Recorded information:
******
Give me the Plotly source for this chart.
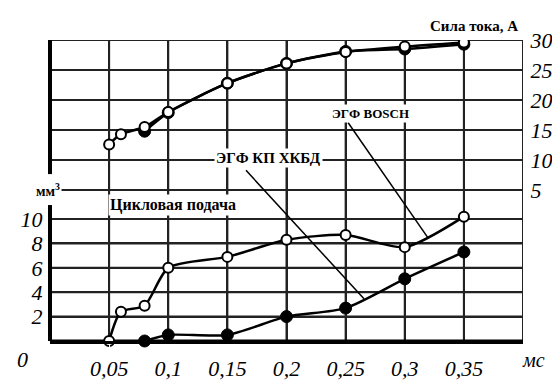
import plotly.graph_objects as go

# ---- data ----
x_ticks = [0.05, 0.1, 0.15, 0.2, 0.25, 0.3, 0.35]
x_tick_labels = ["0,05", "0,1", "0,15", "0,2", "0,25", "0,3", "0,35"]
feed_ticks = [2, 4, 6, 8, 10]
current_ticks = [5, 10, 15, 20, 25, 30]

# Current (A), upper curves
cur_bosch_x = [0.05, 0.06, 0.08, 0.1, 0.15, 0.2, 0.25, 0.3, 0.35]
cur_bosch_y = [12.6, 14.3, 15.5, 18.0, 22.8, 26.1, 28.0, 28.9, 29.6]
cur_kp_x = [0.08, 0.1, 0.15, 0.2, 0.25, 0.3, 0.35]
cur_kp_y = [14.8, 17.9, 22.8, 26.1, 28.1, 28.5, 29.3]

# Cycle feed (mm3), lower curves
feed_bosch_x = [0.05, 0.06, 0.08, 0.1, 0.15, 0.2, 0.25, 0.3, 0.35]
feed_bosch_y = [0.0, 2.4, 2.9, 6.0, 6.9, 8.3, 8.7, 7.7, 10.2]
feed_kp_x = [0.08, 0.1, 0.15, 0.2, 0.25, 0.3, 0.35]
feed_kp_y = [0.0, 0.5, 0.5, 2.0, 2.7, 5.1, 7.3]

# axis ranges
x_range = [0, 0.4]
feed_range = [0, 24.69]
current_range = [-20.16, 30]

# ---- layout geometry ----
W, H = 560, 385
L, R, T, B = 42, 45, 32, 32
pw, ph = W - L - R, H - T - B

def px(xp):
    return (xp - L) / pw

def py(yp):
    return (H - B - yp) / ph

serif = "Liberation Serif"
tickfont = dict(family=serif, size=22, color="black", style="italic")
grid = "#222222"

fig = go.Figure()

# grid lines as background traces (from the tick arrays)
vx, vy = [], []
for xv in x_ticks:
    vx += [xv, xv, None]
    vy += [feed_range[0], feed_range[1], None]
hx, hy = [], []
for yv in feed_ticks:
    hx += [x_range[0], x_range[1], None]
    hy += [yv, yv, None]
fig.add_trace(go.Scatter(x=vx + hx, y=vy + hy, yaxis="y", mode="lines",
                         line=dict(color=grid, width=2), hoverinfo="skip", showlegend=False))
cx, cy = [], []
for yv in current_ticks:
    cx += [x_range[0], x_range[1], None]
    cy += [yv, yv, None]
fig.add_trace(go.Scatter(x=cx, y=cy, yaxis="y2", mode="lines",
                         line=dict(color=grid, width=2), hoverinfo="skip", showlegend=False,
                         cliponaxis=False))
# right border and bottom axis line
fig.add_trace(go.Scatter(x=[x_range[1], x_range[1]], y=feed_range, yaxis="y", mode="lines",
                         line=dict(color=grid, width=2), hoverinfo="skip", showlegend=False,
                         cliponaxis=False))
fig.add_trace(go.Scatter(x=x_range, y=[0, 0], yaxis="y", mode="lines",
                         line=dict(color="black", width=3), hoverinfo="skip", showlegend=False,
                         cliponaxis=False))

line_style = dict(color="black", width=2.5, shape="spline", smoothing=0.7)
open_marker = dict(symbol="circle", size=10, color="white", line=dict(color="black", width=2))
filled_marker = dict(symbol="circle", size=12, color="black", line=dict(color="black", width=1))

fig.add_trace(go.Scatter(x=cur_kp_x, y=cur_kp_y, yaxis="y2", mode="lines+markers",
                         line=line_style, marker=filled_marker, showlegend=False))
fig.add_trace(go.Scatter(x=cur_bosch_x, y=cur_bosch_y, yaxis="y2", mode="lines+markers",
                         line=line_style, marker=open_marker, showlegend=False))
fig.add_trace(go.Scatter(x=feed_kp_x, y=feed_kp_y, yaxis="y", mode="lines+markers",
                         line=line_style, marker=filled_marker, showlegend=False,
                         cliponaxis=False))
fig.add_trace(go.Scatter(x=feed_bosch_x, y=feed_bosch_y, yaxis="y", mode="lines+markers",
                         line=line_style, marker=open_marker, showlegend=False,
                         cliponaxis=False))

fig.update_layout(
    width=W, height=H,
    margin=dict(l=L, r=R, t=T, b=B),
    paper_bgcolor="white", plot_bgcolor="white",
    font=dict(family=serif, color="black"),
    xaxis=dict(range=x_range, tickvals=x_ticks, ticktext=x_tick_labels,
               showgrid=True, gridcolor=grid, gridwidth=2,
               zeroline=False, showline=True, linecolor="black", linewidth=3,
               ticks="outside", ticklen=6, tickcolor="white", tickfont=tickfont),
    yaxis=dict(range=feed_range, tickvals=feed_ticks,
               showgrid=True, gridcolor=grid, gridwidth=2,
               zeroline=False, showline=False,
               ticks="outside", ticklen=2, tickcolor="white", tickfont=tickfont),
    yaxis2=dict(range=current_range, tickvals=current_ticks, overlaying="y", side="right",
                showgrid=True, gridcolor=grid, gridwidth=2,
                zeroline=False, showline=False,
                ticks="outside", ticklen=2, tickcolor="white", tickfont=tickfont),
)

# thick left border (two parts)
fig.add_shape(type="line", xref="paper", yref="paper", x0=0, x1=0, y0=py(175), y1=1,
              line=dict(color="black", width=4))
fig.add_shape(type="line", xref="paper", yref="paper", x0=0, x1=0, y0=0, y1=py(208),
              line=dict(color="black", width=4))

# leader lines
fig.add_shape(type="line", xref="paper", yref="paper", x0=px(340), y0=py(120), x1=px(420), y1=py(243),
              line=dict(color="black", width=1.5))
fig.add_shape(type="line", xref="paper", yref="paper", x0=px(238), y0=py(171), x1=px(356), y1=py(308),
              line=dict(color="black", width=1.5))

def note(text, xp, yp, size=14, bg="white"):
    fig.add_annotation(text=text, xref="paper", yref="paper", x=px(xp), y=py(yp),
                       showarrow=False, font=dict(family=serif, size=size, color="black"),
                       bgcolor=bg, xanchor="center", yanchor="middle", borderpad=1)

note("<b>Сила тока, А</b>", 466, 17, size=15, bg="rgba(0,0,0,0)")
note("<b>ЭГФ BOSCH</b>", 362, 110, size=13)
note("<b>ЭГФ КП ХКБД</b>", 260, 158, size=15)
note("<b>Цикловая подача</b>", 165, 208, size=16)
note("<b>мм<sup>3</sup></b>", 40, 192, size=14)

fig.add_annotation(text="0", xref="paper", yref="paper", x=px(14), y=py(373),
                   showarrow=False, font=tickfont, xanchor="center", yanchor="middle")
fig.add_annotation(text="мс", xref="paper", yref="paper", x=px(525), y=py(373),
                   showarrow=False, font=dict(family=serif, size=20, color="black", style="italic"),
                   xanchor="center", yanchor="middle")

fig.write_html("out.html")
******
Short exercise:
Repeat the listing in full and exactly. Do not include any images.

Complete response:
Give me the Plotly source for this chart.
import plotly.graph_objects as go

# ---- data ----
x_ticks = [0.05, 0.1, 0.15, 0.2, 0.25, 0.3, 0.35]
x_tick_labels = ["0,05", "0,1", "0,15", "0,2", "0,25", "0,3", "0,35"]
feed_ticks = [2, 4, 6, 8, 10]
current_ticks = [5, 10, 15, 20, 25, 30]

# Current (A), upper curves
cur_bosch_x = [0.05, 0.06, 0.08, 0.1, 0.15, 0.2, 0.25, 0.3, 0.35]
cur_bosch_y = [12.6, 14.3, 15.5, 18.0, 22.8, 26.1, 28.0, 28.9, 29.6]
cur_kp_x = [0.08, 0.1, 0.15, 0.2, 0.25, 0.3, 0.35]
cur_kp_y = [14.8, 17.9, 22.8, 26.1, 28.1, 28.5, 29.3]

# Cycle feed (mm3), lower curves
feed_bosch_x = [0.05, 0.06, 0.08, 0.1, 0.15, 0.2, 0.25, 0.3, 0.35]
feed_bosch_y = [0.0, 2.4, 2.9, 6.0, 6.9, 8.3, 8.7, 7.7, 10.2]
feed_kp_x = [0.08, 0.1, 0.15, 0.2, 0.25, 0.3, 0.35]
feed_kp_y = [0.0, 0.5, 0.5, 2.0, 2.7, 5.1, 7.3]

# axis ranges
x_range = [0, 0.4]
feed_range = [0, 24.69]
current_range = [-20.16, 30]

# ---- layout geometry ----
W, H = 560, 385
L, R, T, B = 42, 45, 32, 32
pw, ph = W - L - R, H - T - B

def px(xp):
    return (xp - L) / pw

def py(yp):
    return (H - B - yp) / ph

serif = "Liberation Serif"
tickfont = dict(family=serif, size=22, color="black", style="italic")
grid = "#222222"

fig = go.Figure()

# grid lines as background traces (from the tick arrays)
vx, vy = [], []
for xv in x_ticks:
    vx += [xv, xv, None]
    vy += [feed_range[0], feed_range[1], None]
hx, hy = [], []
for yv in feed_ticks:
    hx += [x_range[0], x_range[1], None]
    hy += [yv, yv, None]
fig.add_trace(go.Scatter(x=vx + hx, y=vy + hy, yaxis="y", mode="lines",
                         line=dict(color=grid, width=2), hoverinfo="skip", showlegend=False))
cx, cy = [], []
for yv in current_ticks:
    cx += [x_range[0], x_range[1], None]
    cy += [yv, yv, None]
fig.add_trace(go.Scatter(x=cx, y=cy, yaxis="y2", mode="lines",
                         line=dict(color=grid, width=2), hoverinfo="skip", showlegend=False,
                         cliponaxis=False))
# right border and bottom axis line
fig.add_trace(go.Scatter(x=[x_range[1], x_range[1]], y=feed_range, yaxis="y", mode="lines",
                         line=dict(color=grid, width=2), hoverinfo="skip", showlegend=False,
                         cliponaxis=False))
fig.add_trace(go.Scatter(x=x_range, y=[0, 0], yaxis="y", mode="lines",
                         line=dict(color="black", width=3), hoverinfo="skip", showlegend=False,
                         cliponaxis=False))

line_style = dict(color="black", width=2.5, shape="spline", smoothing=0.7)
open_marker = dict(symbol="circle", size=10, color="white", line=dict(color="black", width=2))
filled_marker = dict(symbol="circle", size=12, color="black", line=dict(color="black", width=1))

fig.add_trace(go.Scatter(x=cur_kp_x, y=cur_kp_y, yaxis="y2", mode="lines+markers",
                         line=line_style, marker=filled_marker, showlegend=False))
fig.add_trace(go.Scatter(x=cur_bosch_x, y=cur_bosch_y, yaxis="y2", mode="lines+markers",
                         line=line_style, marker=open_marker, showlegend=False))
fig.add_trace(go.Scatter(x=feed_kp_x, y=feed_kp_y, yaxis="y", mode="lines+markers",
                         line=line_style, marker=filled_marker, showlegend=False,
                         cliponaxis=False))
fig.add_trace(go.Scatter(x=feed_bosch_x, y=feed_bosch_y, yaxis="y", mode="lines+markers",
                         line=line_style, marker=open_marker, showlegend=False,
                         cliponaxis=False))

fig.update_layout(
    width=W, height=H,
    margin=dict(l=L, r=R, t=T, b=B),
    paper_bgcolor="white", plot_bgcolor="white",
    font=dict(family=serif, color="black"),
    xaxis=dict(range=x_range, tickvals=x_ticks, ticktext=x_tick_labels,
               showgrid=True, gridcolor=grid, gridwidth=2,
               zeroline=False, showline=True, linecolor="black", linewidth=3,
               ticks="outside", ticklen=6, tickcolor="white", tickfont=tickfont),
    yaxis=dict(range=feed_range, tickvals=feed_ticks,
               showgrid=True, gridcolor=grid, gridwidth=2,
               zeroline=False, showline=False,
               ticks="outside", ticklen=2, tickcolor="white", tickfont=tickfont),
    yaxis2=dict(range=current_range, tickvals=current_ticks, overlaying="y", side="right",
                showgrid=True, gridcolor=grid, gridwidth=2,
                zeroline=False, showline=False,
                ticks="outside", ticklen=2, tickcolor="white", tickfont=tickfont),
)

# thick left border (two parts)
fig.add_shape(type="line", xref="paper", yref="paper", x0=0, x1=0, y0=py(175), y1=1,
              line=dict(color="black", width=4))
fig.add_shape(type="line", xref="paper", yref="paper", x0=0, x1=0, y0=0, y1=py(208),
              line=dict(color="black", width=4))

# leader lines
fig.add_shape(type="line", xref="paper", yref="paper", x0=px(340), y0=py(120), x1=px(420), y1=py(243),
              line=dict(color="black", width=1.5))
fig.add_shape(type="line", xref="paper", yref="paper", x0=px(238), y0=py(171), x1=px(356), y1=py(308),
              line=dict(color="black", width=1.5))

def note(text, xp, yp, size=14, bg="white"):
    fig.add_annotation(text=text, xref="paper", yref="paper", x=px(xp), y=py(yp),
                       showarrow=False, font=dict(family=serif, size=size, color="black"),
                       bgcolor=bg, xanchor="center", yanchor="middle", borderpad=1)

note("<b>Сила тока, А</b>", 466, 17, size=15, bg="rgba(0,0,0,0)")
note("<b>ЭГФ BOSCH</b>", 362, 110, size=13)
note("<b>ЭГФ КП ХКБД</b>", 260, 158, size=15)
note("<b>Цикловая подача</b>", 165, 208, size=16)
note("<b>мм<sup>3</sup></b>", 40, 192, size=14)

fig.add_annotation(text="0", xref="paper", yref="paper", x=px(14), y=py(373),
                   showarrow=False, font=tickfont, xanchor="center", yanchor="middle")
fig.add_annotation(text="мс", xref="paper", yref="paper", x=px(525), y=py(373),
                   showarrow=False, font=dict(family=serif, size=20, color="black", style="italic"),
                   xanchor="center", yanchor="middle")

fig.write_html("out.html")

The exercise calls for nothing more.